Is the request for service greater in certain district than others? Let's find out how many calls originated in each district. Again, the groupBy() and count() functions can help us accomplish this task.
district_summary_df = (timed_service_df
.groupBy('district')
.count()
.sort('count', ascending=False)
.cache())
district_summary_df.show()
call_percent_diff = (float(district_summary_df.first()[1]) - float(district_summary_df.select('count').take(9)[8][0])) * 100. / float(district_summary_df.select('count').take(9)[8][0])
print('The first nine entries are the publicized police districts in Baltimore City. The data show that the NE district received the highest number of calls, and the ED received the lowest number of calls. The difference is almost {:.2f}%.'.format(call_percent_diff))
Knowing that citizens may call 911 for various reasons, let's tally up the calls by descriptions.
desc_summary_df = (timed_service_df
.groupBy('description')
.count()
.orderBy('count', ascending=False)
.cache())
desc_summary_df.show()
initial_desc_count = desc_summary_df.count()
print("Currently, there are {0} distinct versions of descriptions in the data set.".format(initial_desc_count))
Our preliminary results already give some interesting insights. However, by visual examination we can see that the current tally is not efficient/accurate: The system reported 6133 different descriptions, yet some of these so-called "different" descriptions are in fact identical.

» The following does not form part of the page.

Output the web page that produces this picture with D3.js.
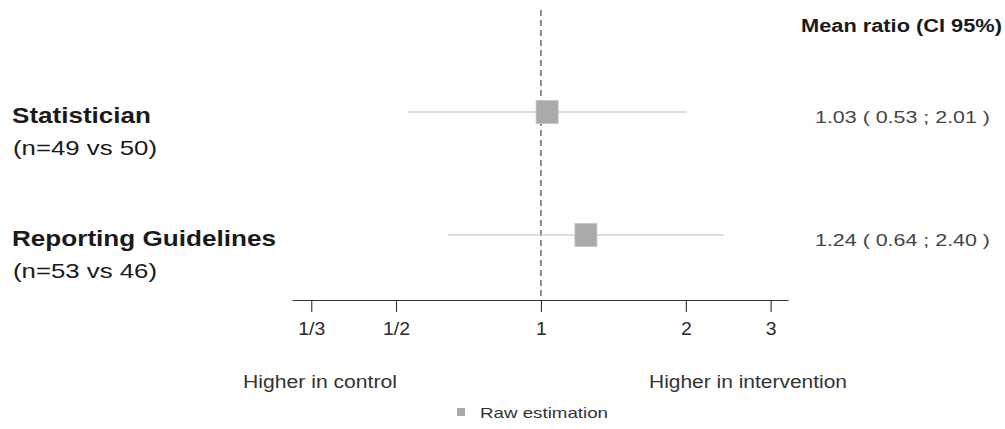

This is because sometimes a word was spelled out in different ways (e.g., "LARCENCY" clearly means larceny), and sometimes a description was recorded in all upper case letters as oppose to the title case. Let's try to clean up the data set by casting all descriptions into lower case letters, correct some obvious spelling mistakes, and removing multiple spaces between words in a phrase.
desc_summary = cleaned_timed_service_df.groupBy('descr').count().sort('count', ascending=False).cache()
desc_summary.show()
new_desc_count = desc_summary.count()
print("Currently, there are {0} distinct versions of descriptions in the data set, {1} fewer distinct descriptions from the initial count.".format(new_desc_count, initial_desc_count-new_desc_count))
After taking our first step to standardize the descriptions, we cut the number of different descriptions down by 250. The description that tops the list was "911/no voice." At this point we don't know if this means that sound was not transmitted over the phone, that the caller hung up before speaking to an operator, or that the calls were text-messages. The data set did not come with any description of its codes/phrases.
Let's take a look at other top reasons that Baltimoreans call 911.
top6desc = list(desc_summary.take(6))
print('The top reasons that people called 911 are: {0}, {1}, {2}, {3}, and {4}.'.format(str(top6desc[1][0]), str(top6desc[2][0]), str(top6desc[3][0]), str(top6desc[4][0]), str(top6desc[5][0])))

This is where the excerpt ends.